# The Nuppin Atty



## Rob Fisher

There is a brand new bottom fed atomiser that has surfaced that may be of interest to the REO and BF brigade. It's been designed from the ground up and is made by the chap that makes the Dibi BF Mods. It's getting some good reviews on ECF and the reason I'm posting the info here is that I will be ordering one shortly and wondered if there was any interest from anyone else.The base price is $85.

















Here is a video fitting the coil.



Pricing is here http://www.e-cigarette-forum.com/fo...um/524238-pdib-library-tech-specs-info-9.html

Reactions: Like 1 | Winner 1


----------



## Silver

Thanks for sharing Rob

Most unusual way of fitting the one leg

Looks very interesting. 

Wonder if it will fit nicely on a Reo ?


----------



## Andre

Silver said:


> Thanks for sharing Rob
> 
> Most unusual way of fitting the one leg
> 
> Looks very interesting.
> 
> Wonder if it will fit nicely on a Reo ?


Fits perfectly as can be seen in Rob's pictures above.
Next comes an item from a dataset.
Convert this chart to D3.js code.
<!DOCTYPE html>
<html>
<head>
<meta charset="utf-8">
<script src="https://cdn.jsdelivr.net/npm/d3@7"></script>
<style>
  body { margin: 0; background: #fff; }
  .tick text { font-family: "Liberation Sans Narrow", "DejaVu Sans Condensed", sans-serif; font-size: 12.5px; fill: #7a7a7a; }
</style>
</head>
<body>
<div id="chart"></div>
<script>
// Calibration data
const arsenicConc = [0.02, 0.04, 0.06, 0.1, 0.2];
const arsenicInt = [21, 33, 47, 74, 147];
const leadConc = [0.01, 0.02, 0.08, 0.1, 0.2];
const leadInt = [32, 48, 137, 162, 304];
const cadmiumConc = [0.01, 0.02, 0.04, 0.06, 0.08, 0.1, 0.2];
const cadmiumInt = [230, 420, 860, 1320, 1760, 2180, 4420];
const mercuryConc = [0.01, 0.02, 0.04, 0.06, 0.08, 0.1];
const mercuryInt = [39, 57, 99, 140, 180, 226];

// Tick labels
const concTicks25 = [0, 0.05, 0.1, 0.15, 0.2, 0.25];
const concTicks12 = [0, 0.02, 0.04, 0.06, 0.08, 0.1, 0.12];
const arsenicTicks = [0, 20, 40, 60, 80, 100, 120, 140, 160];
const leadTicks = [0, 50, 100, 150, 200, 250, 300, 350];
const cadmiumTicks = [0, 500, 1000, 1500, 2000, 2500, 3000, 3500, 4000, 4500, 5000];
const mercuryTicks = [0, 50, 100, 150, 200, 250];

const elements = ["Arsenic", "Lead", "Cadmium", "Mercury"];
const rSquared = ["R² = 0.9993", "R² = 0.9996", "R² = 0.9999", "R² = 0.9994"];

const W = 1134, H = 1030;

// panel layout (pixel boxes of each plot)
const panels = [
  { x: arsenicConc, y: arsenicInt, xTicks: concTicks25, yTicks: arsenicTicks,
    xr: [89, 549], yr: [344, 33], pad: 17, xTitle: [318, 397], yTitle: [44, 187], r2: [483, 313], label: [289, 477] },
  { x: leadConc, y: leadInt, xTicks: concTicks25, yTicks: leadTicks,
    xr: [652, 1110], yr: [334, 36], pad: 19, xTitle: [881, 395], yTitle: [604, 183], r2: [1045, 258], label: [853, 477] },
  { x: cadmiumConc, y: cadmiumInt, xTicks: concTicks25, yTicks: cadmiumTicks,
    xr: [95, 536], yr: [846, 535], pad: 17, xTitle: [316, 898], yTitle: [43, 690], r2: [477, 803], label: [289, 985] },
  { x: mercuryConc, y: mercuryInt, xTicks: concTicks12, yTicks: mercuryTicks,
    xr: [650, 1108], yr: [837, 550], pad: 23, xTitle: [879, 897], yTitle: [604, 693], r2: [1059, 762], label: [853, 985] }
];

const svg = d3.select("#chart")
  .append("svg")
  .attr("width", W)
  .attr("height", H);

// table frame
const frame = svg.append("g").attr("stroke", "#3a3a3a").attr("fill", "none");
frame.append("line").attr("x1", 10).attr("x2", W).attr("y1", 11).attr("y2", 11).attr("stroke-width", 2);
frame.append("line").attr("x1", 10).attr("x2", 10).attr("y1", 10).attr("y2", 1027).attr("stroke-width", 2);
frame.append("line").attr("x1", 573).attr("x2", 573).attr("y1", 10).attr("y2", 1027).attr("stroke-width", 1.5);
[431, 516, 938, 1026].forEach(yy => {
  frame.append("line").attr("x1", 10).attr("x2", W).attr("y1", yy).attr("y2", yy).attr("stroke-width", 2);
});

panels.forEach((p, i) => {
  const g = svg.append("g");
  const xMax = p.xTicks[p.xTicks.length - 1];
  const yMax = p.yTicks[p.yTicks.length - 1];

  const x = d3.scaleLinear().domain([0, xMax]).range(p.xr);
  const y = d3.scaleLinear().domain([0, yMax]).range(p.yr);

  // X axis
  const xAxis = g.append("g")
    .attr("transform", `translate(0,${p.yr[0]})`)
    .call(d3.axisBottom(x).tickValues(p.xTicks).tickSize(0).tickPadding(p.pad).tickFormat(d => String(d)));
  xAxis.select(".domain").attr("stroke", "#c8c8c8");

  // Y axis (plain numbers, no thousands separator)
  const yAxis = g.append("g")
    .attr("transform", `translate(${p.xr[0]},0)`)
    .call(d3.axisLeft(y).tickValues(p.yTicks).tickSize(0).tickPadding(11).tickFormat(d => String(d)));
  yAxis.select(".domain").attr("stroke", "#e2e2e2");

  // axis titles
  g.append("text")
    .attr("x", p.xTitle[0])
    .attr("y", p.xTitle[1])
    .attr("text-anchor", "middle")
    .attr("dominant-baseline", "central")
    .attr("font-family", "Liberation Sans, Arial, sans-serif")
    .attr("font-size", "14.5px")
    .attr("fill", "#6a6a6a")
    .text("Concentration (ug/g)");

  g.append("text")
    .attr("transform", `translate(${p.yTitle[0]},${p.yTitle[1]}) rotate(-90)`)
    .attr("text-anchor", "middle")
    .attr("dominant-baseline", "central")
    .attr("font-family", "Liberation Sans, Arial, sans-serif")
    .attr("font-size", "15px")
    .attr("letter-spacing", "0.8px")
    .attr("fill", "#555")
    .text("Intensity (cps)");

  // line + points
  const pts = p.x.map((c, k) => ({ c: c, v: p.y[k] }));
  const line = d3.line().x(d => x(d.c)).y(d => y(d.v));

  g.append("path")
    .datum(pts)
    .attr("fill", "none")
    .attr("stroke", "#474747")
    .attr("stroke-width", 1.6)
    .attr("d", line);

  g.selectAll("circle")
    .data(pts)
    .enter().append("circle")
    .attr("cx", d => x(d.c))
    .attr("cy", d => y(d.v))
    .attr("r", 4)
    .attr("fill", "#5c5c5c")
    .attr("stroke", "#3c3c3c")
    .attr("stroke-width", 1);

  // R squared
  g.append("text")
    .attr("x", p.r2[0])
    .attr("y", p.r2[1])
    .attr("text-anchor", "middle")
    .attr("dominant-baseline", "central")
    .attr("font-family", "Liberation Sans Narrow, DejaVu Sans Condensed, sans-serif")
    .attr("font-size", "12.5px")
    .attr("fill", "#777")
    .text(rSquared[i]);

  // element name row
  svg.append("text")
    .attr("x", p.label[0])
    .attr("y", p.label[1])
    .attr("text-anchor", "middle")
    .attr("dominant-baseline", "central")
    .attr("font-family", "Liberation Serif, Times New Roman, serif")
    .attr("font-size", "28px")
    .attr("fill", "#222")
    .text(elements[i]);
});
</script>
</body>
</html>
Nice, small chamber. Here are the dimensions:

Outside dimensions are 18mm diameter and 20mm body height (i.e. 24.35mm including the 510). The deck is about 14mm across, and the chamber height is about 8 or 8.5mm from deck to ceiling. AFC airholes can be operated as single or dual.

Reactions: Thanks 3


----------



## Rob Fisher

Silver said:


> Thanks for sharing Rob
> 
> Most unusual way of fitting the one leg
> 
> Looks very interesting.
> 
> Wonder if it will fit nicely on a Reo ?
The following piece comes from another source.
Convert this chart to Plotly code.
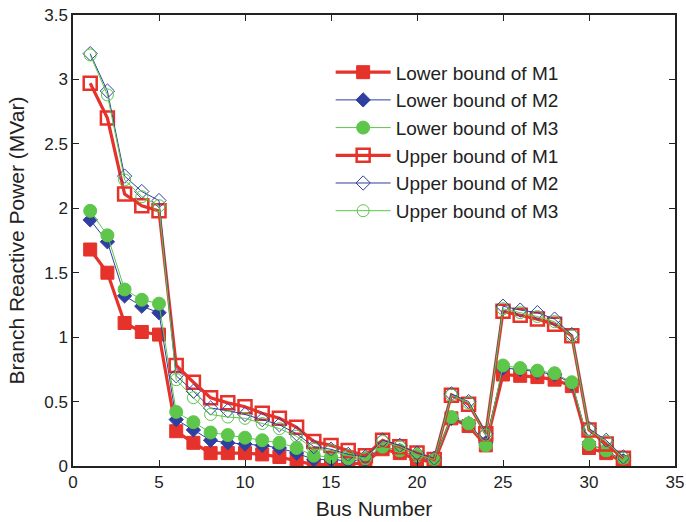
import plotly.graph_objects as go

buses = list(range(1, 33))

lower_m1 = [1.68, 1.50, 1.11, 1.04, 1.02, 0.27, 0.18, 0.10, 0.10, 0.10, 0.09, 0.07, 0.04, 0.01, 0.01, 0.01,
            0.03, 0.13, 0.10, 0.05, 0.03, 0.37, 0.31, 0.16, 0.71, 0.70, 0.69, 0.67, 0.62, 0.14, 0.10, 0.03]
lower_m2 = [1.91, 1.74, 1.32, 1.24, 1.19, 0.36, 0.28, 0.20, 0.18, 0.17, 0.16, 0.14, 0.10, 0.05, 0.05, 0.04,
            0.05, 0.15, 0.12, 0.07, 0.04, 0.37, 0.33, 0.18, 0.76, 0.75, 0.73, 0.71, 0.64, 0.17, 0.12, 0.04]
lower_m3 = [1.98, 1.79, 1.37, 1.29, 1.26, 0.42, 0.34, 0.26, 0.24, 0.22, 0.20, 0.18, 0.14, 0.08, 0.07, 0.06,
            0.06, 0.15, 0.12, 0.08, 0.04, 0.38, 0.33, 0.16, 0.78, 0.76, 0.74, 0.72, 0.65, 0.17, 0.12, 0.03]
upper_m1 = [2.97, 2.70, 2.11, 2.02, 1.98, 0.78, 0.65, 0.53, 0.49, 0.46, 0.41, 0.37, 0.30, 0.19, 0.16, 0.12,
            0.08, 0.20, 0.15, 0.10, 0.05, 0.55, 0.48, 0.25, 1.20, 1.17, 1.14, 1.10, 1.01, 0.28, 0.17, 0.06]
upper_m2 = [3.20, 2.91, 2.25, 2.13, 2.06, 0.70, 0.58, 0.45, 0.43, 0.40, 0.36, 0.32, 0.25, 0.15, 0.13, 0.09,
            0.07, 0.20, 0.16, 0.10, 0.06, 0.56, 0.50, 0.25, 1.24, 1.21, 1.19, 1.14, 1.02, 0.29, 0.20, 0.07]
upper_m3 = [3.19, 2.88, 2.22, 2.09, 2.02, 0.67, 0.53, 0.40, 0.38, 0.37, 0.33, 0.29, 0.23, 0.13, 0.12, 0.08,
            0.06, 0.19, 0.15, 0.09, 0.05, 0.55, 0.49, 0.24, 1.22, 1.19, 1.16, 1.12, 1.01, 0.28, 0.19, 0.06]

RED = "#E5322B"
BLUE = "#2F3FA0"
GREEN = "#5DC64B"

series = [
    ("Lower bound of M1", lower_m1, RED, "square", 13, 3.2, RED, 1),
    ("Lower bound of M2", lower_m2, BLUE, "diamond", 11, 1, BLUE, 1),
    ("Lower bound of M3", lower_m3, GREEN, "circle", 13, 1, GREEN, 1),
    ("Upper bound of M1", upper_m1, RED, "square-open", 13, 3.2, RED, 2.5),
    ("Upper bound of M2", upper_m2, BLUE, "diamond-open", 11, 1, BLUE, 1),
    ("Upper bound of M3", upper_m3, GREEN, "circle-open", 12, 1, GREEN, 1),
]

fig = go.Figure()
for name, vals, color, sym, msize, lw, mcol, mlw in series:
    fig.add_trace(go.Scatter(
        x=buses, y=vals, name=name, mode="lines+markers",
        line=dict(color=color, width=lw),
        marker=dict(symbol=sym, size=msize, color=mcol,
                    line=dict(color=mcol, width=mlw)),
    ))

axis_common = dict(
    showgrid=False, zeroline=False, showline=True, linecolor="#222222", linewidth=1.5,
    mirror="ticks", ticks="inside", ticklen=6, tickcolor="#222222",
    tickfont=dict(size=17, color="#222222"), ticklabeloverflow="allow",
)

fig.update_layout(
    width=686, height=522,
    margin=dict(l=73, r=2, t=15, b=56),
    paper_bgcolor="white", plot_bgcolor="white",
    font=dict(family="Liberation Sans, Arial, sans-serif", color="#222222"),
    xaxis=dict(range=[0, 35], tickvals=[0, 5, 10, 15, 20, 25, 30, 35],
               title=dict(text="Bus Number", font=dict(size=21), standoff=10), **axis_common),
    yaxis=dict(range=[0, 3.5], tickvals=[0, 0.5, 1, 1.5, 2, 2.5, 3, 3.5],
               ticktext=["0", "0.5", "1", "1.5", "2", "2.5", "3", "3.5"],
               title=dict(text="Branch Reactive Power (MVar)", font=dict(size=21), standoff=14),
               **axis_common),
    legend=dict(x=0.428, y=0.915, xanchor="left", yanchor="top",
                bgcolor="rgba(255,255,255,0)", borderwidth=0,
                font=dict(size=19, color="#222222"), itemwidth=55,
                tracegroupgap=0),
    showlegend=True,
)

fig.write_html("out.html")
Yip it's interesting for sure... the guys are putting them on their REO's... but I'll confirm for sure when mine arrives!


----------



## Marzuq

good looking atty. i have however noticed that with any atty where the afc is a loose piece you tend to have that unwanted spillage. joose always finds away in those gaps and results in everything smelling like your flavour for the day. everything in your pocket too.
on the whole i like the look and i am intrigued by the one post.


----------



## Silver

Andre said:


> Fits perfectly as can be seen in Rob's pictures above. Nice, small chamber. Here are the dimensions:
> 
> Outside dimensions are 18mm diameter and 20mm body height (i.e. 24.35mm including the 510). The deck is about 14mm across, and the chamber height is about 8 or 8.5mm from deck to ceiling. AFC airholes can be operated as single or dual.



Thanks @Andre 
I missed the Reo pics! Me bad - i just saw the Dib pics.
I must pay more attention - lol


----------



## Alex

I really like the clever design of this, the negative terminals are ingenious. 

Solves the problem of having to machine the posts, not to mention freeing up the deck. 

Pdib really is a clever dude


via iphone

Reactions: Agree 3


----------



## Rob Fisher

If you want more info on the atty go to the Dibi thread here and watch Todd's video from 12 minutes onwards.

http://www.ecigssa.co.za/threads/the-dibi.6392/


----------



## Rob Fisher

If anyone else wants a Nuppin please shout asap because once the parcel is packed up and shipped it's too late. So far we have 3 Nuppins reserved for the first order to the African Continent. Also there are in scare supply and only a limited amount have been made. So if you miss this one the next order could be a long long time away!


----------



## Andre

Alex said:


> I really like the clever design of this, the negative terminals are ingenious.
> 
> Solves the problem of having to machine the posts, not to mention freeing up the deck.
> 
> Pdib really is a clever dude
> via iphone


That he is, also a very weird sense of humor and an awesome human being. 
Yeah, that deck is so small one needs the extra space. I also like the nice well he has created, which should help against leaking.

Reactions: Agree 2


----------